Standardization of Data and Metadata

Naming conventions and file structures

Describe the formats (e.g. ASCII, NetCDF), and standards (e.g., Darwin Core) of data collected during this project. Describe the types (e.g., sensor metadata, data file metadata, project metadata, tag metadata), formats (e.g., JSON, XML), and standards (e.g., EML, ISO) of metadata collected during this project. Also describe any methodological or QAQC standards that will be used in processing data and samples generated by this project.

Formats

  • Use of widely accepted formats (e.g., CSV, JSON, HDF5 for data; XML, JSON-LD for metadata).
BCO-DMO: Mullineaux #2453

Field observation data will be stored in flat ASCII files, which can be read easily by different software packages. Observational and experimental data from processed samples will be stored mainly as spreadsheets. Imagery from the seafloor will be stored in original resolution (this will be the biggest data volume in this project). Metadata will be prepared in accordance with BCO-DMO conventions (i.e. using the BCO-DMO metadata forms) and will include detailed descriptions of collection and analysis procedures.

Standards

  • Adherence to domain-specific standards (e.g., Darwin Core for biodiversity data, DICOM for medical imaging).
BCO-DMO: Mullineaux #2453

Specifically for animals: We will utilize the World Register of Marine Species (WoRMS) taxonomic classification. We will standardize to Darwin Core format to provide occurrence data to OBIS and GBIF. Specifically for microbes: Genetic sequence data will be prepared in accordance with the minimum information about a marker gene sequence (MIMARKS) and about a metagenome sequence (MIMS) developed by the Genomic Standards Consortium, with quality control screening of raw reads from 16S/18S rRNA sequencing and raw metagenomic sequences. Specifically for minerals: Rock samples will be assigned International Geo Sample Numbers (IGSN) through SESAR (System for Earth Sample Registration)

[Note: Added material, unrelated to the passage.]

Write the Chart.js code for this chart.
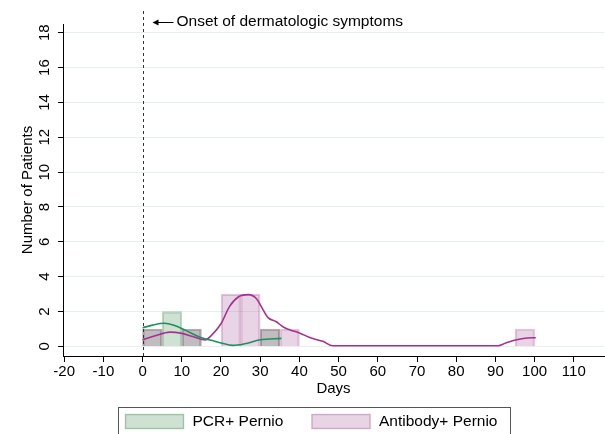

  • Compliance with FAIR principles (Findable, Accessible, Interoperable, Reusable).
LTER: Sosik

To contribute FAIR (Findable, Accessible, Interoperable, Reusable) data products to DataONE and other community repositories, our IM team uses non-proprietary data formats, standardizes metadata, and promotes the use of controlled vocabularies.

QA/QC Methods

  • Implementation of quality assurance and quality control processes.
  • Regular audits and validation checks to ensure data integrity.
BCO-DMO: Saito

Quality flags will be assigned according to the ODS IODE Quality Flag scheme (IOC Manuals and Guides, 54, volume 3; http://www.iode.org/mg54_3.

IOOS: SCCOOS

For sources that do not provide quality flags, the SCCOOS DMAC Sub-System runs QARTOD tests after ingesting observation data. Tests are run using the open-source ioos_qc library, which implements a suite of QARTOD tests as well as other quality control algorithms. The quality test code and test thresholds are documented and publicly available through the CalOOS Data Portal. Links to the ioos_qc methods used are available both within data charts and on sensor pages within the CalOOS Data Portal. Thresholds used for each test are also viewable on sensor pages and users are linked to the test code in GitHub.